Daniel Gill, Koske, Thomas J. | 7/10/2009 12:38:30 AM
August and September are essential months to fall gardening in Louisiana. However, some longer-growing crops like tomatoes, pumpkins, peas and okra should be planted a month or two earlier.
Planting gets to be more critical with the fall garden because we have more of an end point with the frost. Plants set out late or started too late will grow, but may not provide enough yield to make the effort worthwhile, examples being bell peppers, eggplants and tomatoes. These crops can easily take 2 to 2 1/2 months from transplanting to producing the first fruit, and then you would want to have a month or more of production to make it worthwhile. All the time, the fall is getting shorter in day length and cooler in temperatures. That's really tough on "warm-loving," full-sun plants like the three just mentioned.
Early fall in Louisiana can be hot and dry. Both these conditions can lead to a failure of flowers to set fruit.
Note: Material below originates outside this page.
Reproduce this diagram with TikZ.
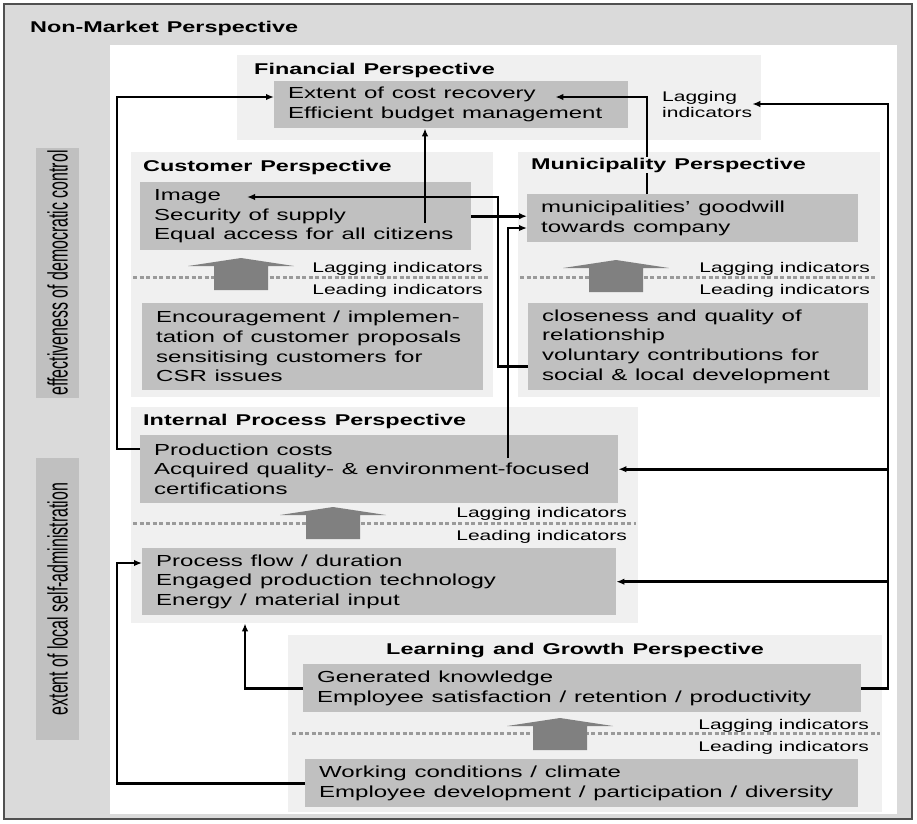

We can solve one of these limitations by paying more attention to our fall soil moisture, transplanting a little deeper and using organic mulch to conserve that moisture and shade the soil.
Another challenge in the fall garden is insects. By then, several generations of this year's infestation have led to tremendous insect pressure. Some crops like sweet corn are not recommended for fall because of serious caterpillar pressure in the late season. Thus, this season is especially challenging for organic and non-pesticide gardeners who have fewer control opportunities.
Soil fertility should be considered. It's common to practice crop rotation by replacing one crop with a different type to help suppress common soil pests. If a heavy feeder is followed by a light feeder like peas or beans, there may well be residual fertility, which could result in a bushy plant with little or no fruit. On the other hand, if a heavy feeder follows a light feeding crop, you will definitely need to apply a complete fertilizer before planting.
Since timing is so important with the fall crop, choose crops that will produce well within this short time. Look for fast-maturing and determinant or bush-type cultivars to ensure a good yield before frost.
If planting in early July, you may still set out well-developed, early-maturing transplants of tomatoes, peppers and eggplants if you are in the southern part of Louisiana. Our northern parishes will be 2-3 weeks shorter in the fall growing season because frost comes earlier there. Fall crop choices in northern parishes would be better limited to shorter-season varieties of warm-season vegetables and to cool-season crops.
Crops to seed in August include turnips, sweet corn, summer squash, southern peas, mustard, Irish potatoes, cucumber, collards, Chinese cabbage, cauliflower, cabbage, Brussels sprouts, broccoli, beets, kale, kohlrabi, bush snap beans and bush butter beans.
Cauliflower and green shallots can be transplanted in August. North Louisiana can seed head lettuce and transplant broccoli and Brussels sprouts.
September starts your root crops, spinach and leafy crops, parsley, broccoli, cilantro and onion seed. You can also now set out transplants of cauliflower and Brussels sprouts.
Final fall plantings for October can seed root crops, kale, kohlrabi, greens and loose-head lettuce. Garlic and shallots go out now as well.
The leafy crops excel in the fall. Some of the more popular leafy crops are Swiss chard, collards, spinach, mustard, turnip greens and lettuce. Endive, escarole, kale, arugula and the greens of mesclun mix also do very well during the cooler months in Louisiana. Other leafy crops of great value are cabbage and Chinese cabbage.
Several of these crops can tolerate a hot start, so crops like cabbage, collards and Swiss chard can be seeded in summer through September. Swiss chard is considered a year-round vegetable. Others like Chinese cabbage, kale, kohlrabi, mustard and turnips should be seeded August through early October for best success.
With most Louisiana fall seasons, there is a breaking point about mid-September. This is when we start to see some northern fronts move "cooler" nights in. This is when crops like lettuce and endive groups may first be seeded. Continue to seed these until early October.
Head lettuce is a real challenge in Louisiana. You can't start it too early, or the heat develops a very poor product. Seed may be started directly in the rows since the soil is warm, but you must make a special effort on your irrigation since lettuce seedlings are very delicate. Night watering can be helpful for early fall lettuce needs. Lettuce comes in several forms. Crisphead is an iceberg type. Butterheads are known as the bibb or Boston lettuces. Cos or romaine types are tall and cylindrical. Loose-leaf lettuce is an open-headed group that may have green- or red-colored leaves that may be ruffled. The looser the head type, the easier it is to grow.
Kale in the vegetable garden is the eating kind, not the flowering kale. It and collards tolerate quite a bit of frost and develop a wonderful flavor and sweetness in cool weather.
In Louisiana, there is always plenty of opportunity for good table fare.